I can also talk about trade and business around the world. This century is exciting and new. The internet, international banking, posts and jet travel have made it possible for even a tiny businessman like me to make close friends and business partners in faraway places. Can you believe that in the past 2 years we’ve had visitors to our little Middlebury, Vermont, junkyard from Hong Kong, Alexandria, Kaunas, Jakarta, Accra, Taipai and Guangzhou? In Egypt, in India, in China, Ghana, and Cameroon, and Lithuania, and Peru, we make business deals with small businessmen and women. Like me, they are trading and negotiating and brokering, and we are building our reputations side by side. We shake hands by email. We wave our fingers in frustration by email. We say thank you by telephone.

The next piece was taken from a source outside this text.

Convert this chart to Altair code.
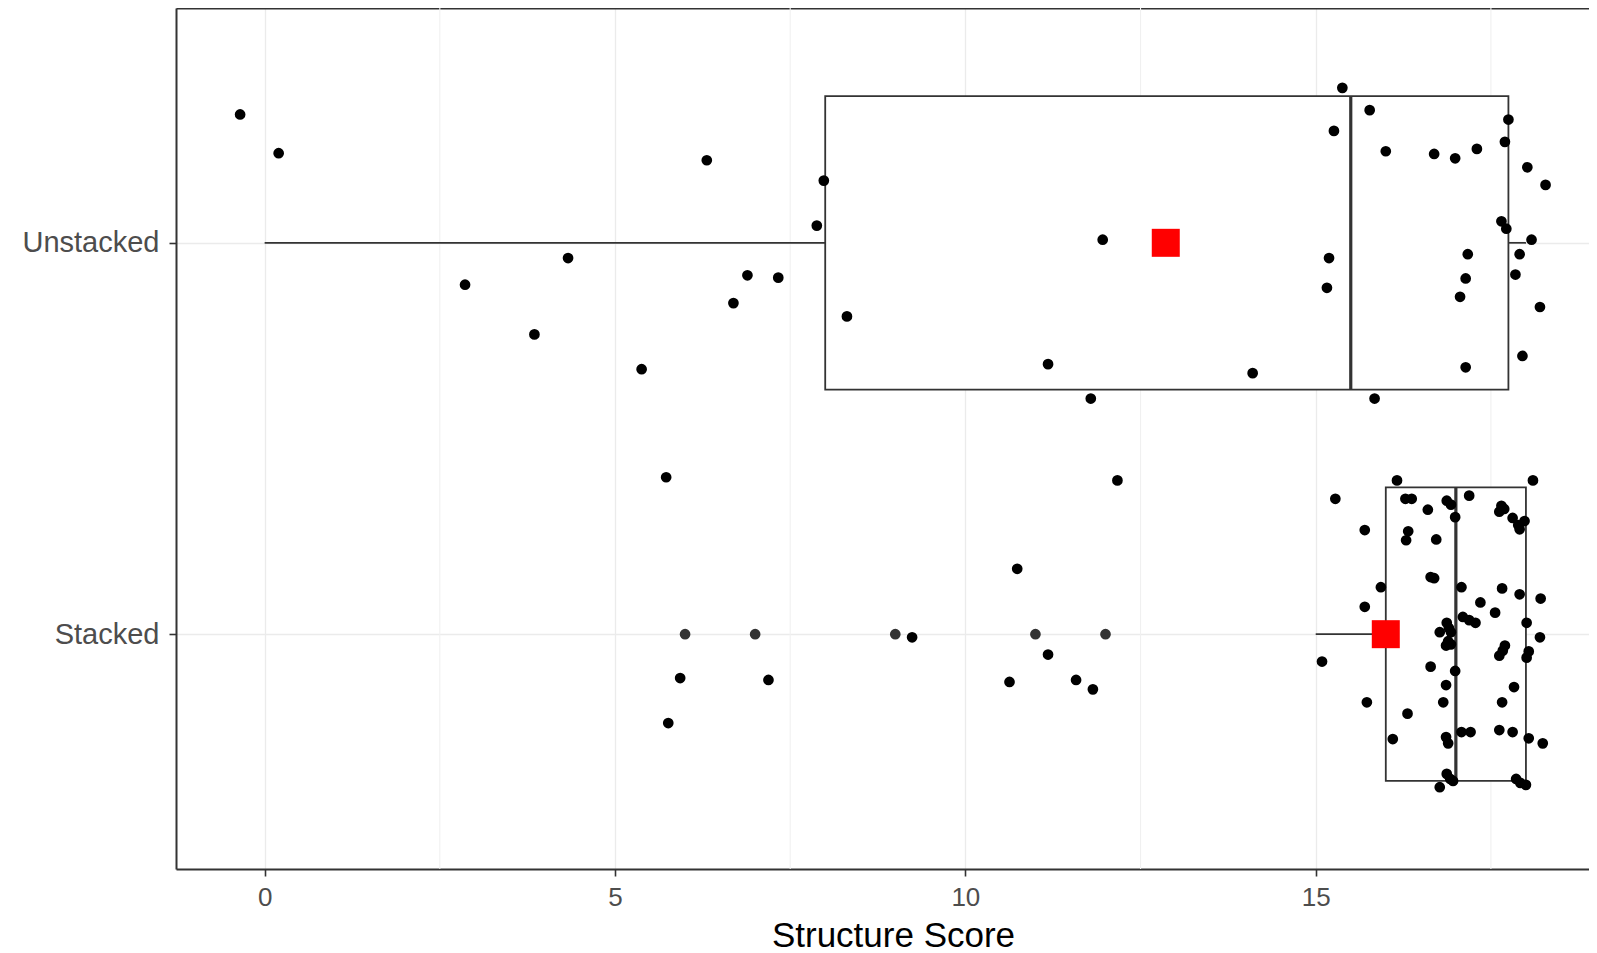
import altair as alt
import pandas as pd

# ---------------- data ----------------
groups = ["Unstacked", "Stacked"]
group_pos = [2, 1]

# box-plot summary per group
whisker_low = [0.0, 15.0]
q1 = [8.0, 16.0]
median = [15.5, 17.0]
q3 = [17.75, 18.0]
whisker_high = [18.0, 18.0]
means = [12.86, 16.0]

# boxplot outliers (Stacked group)
outlier_scores = [6.0, 7.0, 9.0, 11.0, 12.0]

# jittered observations: score and vertical jitter (category units)
uns_x = [-0.35, 0.20, 6.31, 7.98, 7.88, 4.33, 2.86, 6.89, 7.33, 6.69, 3.85, 8.31, 5.38,
         11.96, 11.18, 11.79, 14.10, 15.38, 15.26, 15.77, 16.00, 16.69, 16.99, 17.30,
         17.75, 17.70, 18.02, 18.28, 17.65, 17.72, 18.08, 17.91, 17.17, 15.19, 15.16,
         17.14, 17.85, 17.06, 18.20, 17.95, 17.14, 15.84]
uns_dy = [0.328, 0.229, 0.211, 0.159, 0.044, -0.039, -0.107, -0.083, -0.089, -0.154,
          -0.234, -0.188, -0.323, 0.008, -0.310, -0.398, -0.333, 0.396, 0.286, 0.339,
          0.234, 0.227, 0.216, 0.240, 0.315, 0.258, 0.193, 0.148, 0.055, 0.036, 0.008,
          -0.029, -0.029, -0.039, -0.115, -0.091, -0.081, -0.138, -0.164, -0.289,
          -0.318, -0.398]

stk_x = [5.73, 12.17, 10.74, 9.24, 11.18, 5.93, 7.19, 5.76, 10.63, 11.58, 11.82,
         15.28, 16.16, 18.10, 16.28, 16.37, 16.60, 16.87, 16.93, 16.99, 17.19, 17.65,
         17.69, 17.62, 17.81, 17.89, 17.98, 17.91,
         15.70, 16.32, 16.29, 16.72, 16.64, 16.69, 15.93, 17.08, 17.66, 17.91, 18.21,
         15.70, 17.35, 17.56, 17.10, 17.19, 17.28,
         16.87, 16.90, 16.77, 16.93, 18.01, 18.20, 16.89, 16.93, 16.86, 17.70, 17.67,
         17.62, 18.04, 18.01, 15.09, 16.64, 16.99,
         16.86, 17.83, 15.73, 16.82, 17.66, 16.31, 16.10, 16.86, 16.89, 17.08, 17.21,
         17.62, 17.81, 18.04, 18.24,
         16.87, 16.92, 16.96, 16.77, 17.86, 17.92, 18.00]
stk_dy = [0.401, 0.393, 0.167, -0.008, -0.052, -0.112, -0.117, -0.227, -0.122, -0.117, -0.141,
          0.346, 0.393, 0.393, 0.346, 0.346, 0.318, 0.341, 0.331, 0.299, 0.354, 0.328,
          0.320, 0.313, 0.297, 0.279, 0.289, 0.268,
          0.266, 0.263, 0.240, 0.242, 0.146, 0.143, 0.120, 0.120, 0.117, 0.102, 0.091,
          0.070, 0.081, 0.055, 0.044, 0.036, 0.029,
          0.029, 0.016, 0.005, 0.005, 0.029, -0.008, -0.018, -0.026, -0.029, -0.029,
          -0.042, -0.055, -0.044, -0.060, -0.070, -0.083, -0.094,
          -0.130, -0.135, -0.174, -0.174, -0.174, -0.203, -0.268, -0.263, -0.279,
          -0.250, -0.250, -0.245, -0.250, -0.266, -0.279,
          -0.357, -0.370, -0.375, -0.391, -0.370, -0.380, -0.385]

x_ticks = [0, 5, 10, 15]
x_minor = [2.5, 7.5, 12.5, 17.5]
x_domain = [-1.265, 18.9]
y_domain = [0.4, 2.6]
box_half = 0.375

# ---------------- tables ----------------
summary = pd.DataFrame({
    "group": groups, "pos": group_pos, "wlo": whisker_low, "q1": q1,
    "med": median, "q3": q3, "whi": whisker_high, "mean": means,
})
summary["lo"] = summary["pos"] - box_half
summary["hi"] = summary["pos"] + box_half

pts = pd.DataFrame({
    "score": uns_x + stk_x,
    "pos": [2] * len(uns_x) + [1] * len(stk_x),
    "dy": uns_dy + stk_dy,
})
pts["ypos"] = pts["pos"] + pts["dy"]

outl = pd.DataFrame({"score": outlier_scores, "pos": [1] * len(outlier_scores)})
minor = pd.DataFrame({"v": x_minor})

FONT = "Liberation Sans"
DARK = "#333333"

xs = alt.Scale(domain=x_domain, nice=False, zero=False)
ys = alt.Scale(domain=y_domain, nice=False, zero=False)

y_axis = alt.Axis(values=[1, 2], labelExpr="datum.value == 2 ? 'Unstacked' : 'Stacked'",
                  title=None, labelFontSize=29, labelColor="#4d4d4d", labelFont=FONT,
                  tickSize=7, tickColor=DARK, tickWidth=1.6, labelPadding=10,
                  grid=True, gridColor="#ebebeb", gridWidth=1.3,
                  domain=True, domainColor=DARK, domainWidth=2)

x_axis_bottom = alt.Axis(values=x_ticks, title="Structure Score", titleFontSize=35,
                         titleFont=FONT, titleFontWeight="normal", titleColor="#000000",
                         titlePadding=8, titleX=717, titleAlign="center",
                         labelFontSize=26, labelColor="#4d4d4d",
                         labelFont=FONT, labelPadding=8, tickSize=7, tickColor=DARK,
                         tickWidth=1.6, grid=True, gridColor="#ebebeb", gridWidth=1.3,
                         domain=True, domainColor=DARK, domainWidth=2)

x_axis_top = alt.Axis(orient="top", labels=False, ticks=False, grid=False, title=None,
                      domain=True, domainColor=DARK, domainWidth=2)

minor_grid = alt.Chart(minor).mark_rule(color="#f0f0f0", strokeWidth=1.1).encode(
    x=alt.X("v:Q", scale=xs, axis=None)
)

base = alt.Chart(summary)

whisk_lo = base.mark_rule(color=DARK, strokeWidth=1.7).encode(
    x=alt.X("wlo:Q", scale=xs, axis=x_axis_top), x2="q1:Q",
    y=alt.Y("pos:Q", scale=ys, axis=y_axis),
)
whisk_hi = base.mark_rule(color=DARK, strokeWidth=1.7).encode(
    x=alt.X("q3:Q", scale=xs, axis=None), x2="whi:Q",
    y=alt.Y("pos:Q", scale=ys, axis=y_axis),
)
boxes = base.mark_rect(fill="white", stroke=DARK, strokeWidth=1.8).encode(
    x=alt.X("q1:Q", scale=xs, axis=None), x2="q3:Q",
    y=alt.Y("lo:Q", scale=ys, axis=y_axis), y2="hi:Q",
)
medians = base.mark_rule(color=DARK, strokeWidth=3.2).encode(
    x=alt.X("med:Q", scale=xs, axis=None),
    y=alt.Y("lo:Q", scale=ys, axis=y_axis), y2="hi:Q",
)
outliers = alt.Chart(outl).mark_circle(color=DARK, size=115, opacity=1).encode(
    x=alt.X("score:Q", scale=xs, axis=None),
    y=alt.Y("pos:Q", scale=ys, axis=y_axis),
)
points = alt.Chart(pts).mark_circle(color="#000000", size=115, opacity=1).encode(
    x=alt.X("score:Q", scale=xs, axis=x_axis_bottom),
    y=alt.Y("ypos:Q", scale=ys, axis=y_axis),
)
mean_marks = base.mark_square(color="#ff0000", size=784, opacity=1).encode(
    x=alt.X("mean:Q", scale=xs, axis=None),
    y=alt.Y("pos:Q", scale=ys, axis=y_axis),
)

chart = alt.layer(
    minor_grid, whisk_lo, whisk_hi, boxes, medians, outliers, points, mean_marks
).resolve_axis(x="independent").properties(
    width=1413, height=861,
    autosize=alt.AutoSizeParams(type="none"),
    padding={"left": 168, "top": 0, "right": 0, "bottom": 86},
    background="white",
).configure_view(stroke=None)

chart.save("out.html", embed_options={"renderer": "svg", "actions": False})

Last year, someone asked me if I was worried about Americans losing jobs. I thought about it. I realized that I consider myself a closer friend to the man in Hong Kong I trust, or the woman from Egypt who confides in me, or the man from Cameroon who watches my kids for me as a favor when I run to the bank. I have more in common with honest and hardworking people than with lazy and loud people who happen to share my language. I believe my children will have friends across international boundaries, and that common citizenship will mean no more or less to them than a common license plate address in an Orlando parking lot.
Someday I hope my kids and I will meet more Iraqis individually, and we will trade together, and we’ll introduce you to our business partners in other new countries. I’m sure when I do, that there will be young men working for you, like the 18 year old John on my staff, who has a new baby and is trying to build his first job. And people like Brian, who served in the first Gulf War, not knowing much history about Japan or Iraq or Iran at the time. Or Michelle, a mother of three whose husband passed away, and now works in our machine shop and sometimes drives the truck. Or Yadji, my first business partner in Cameroon, who has worked off and on for me in Vermont, shoveling snow he could not have dreamed of as a boy in Africa.
If I visit your place of work in 20 years, I guess I’d meet adults who began grade school during the Gulf Wars, and people who fought on both sides of your insurgency. If you are smart and successful, you will probably have Shiites, Sunnis and Kurds on your staff, enabling you to trade and deal as a franchise in every part of the country, and across its borders. Maybe you will have a few Africans, Mexican, and Japanese employees as well. Maybe one of my cousins will work for you, without worry, in peace, like I worked in Africa in 1985, or like the Lithuanian and Cameroonian who have worked for me.
Maybe I will hear face-to-face a side of this I have not thought of. Maybe my mind will change before then.
My father’s cousin was Jack Hensley by the way, the American construction contractor who was kidnapped and assassinated last year. He was older than I am and I didn’t know him, though I know his younger brother, Ty. Jack and Ty’s father, Jerry Hensley, fought the Japanese in WWII. When I started this letter, I didn’t plan on bringing that up, and I promise it won’t come between us if you fought against this Japanese-style liberation by occupation and separation.
This is more than a hope or dream, but far from a certainty. We will be with a new president of the USA long before then. Watch us two years from now, when America begins to prepare for life without George Bush 41. Better yet, come to Vermont for a visit, and we’ll share a maple-syrup-snow-cone.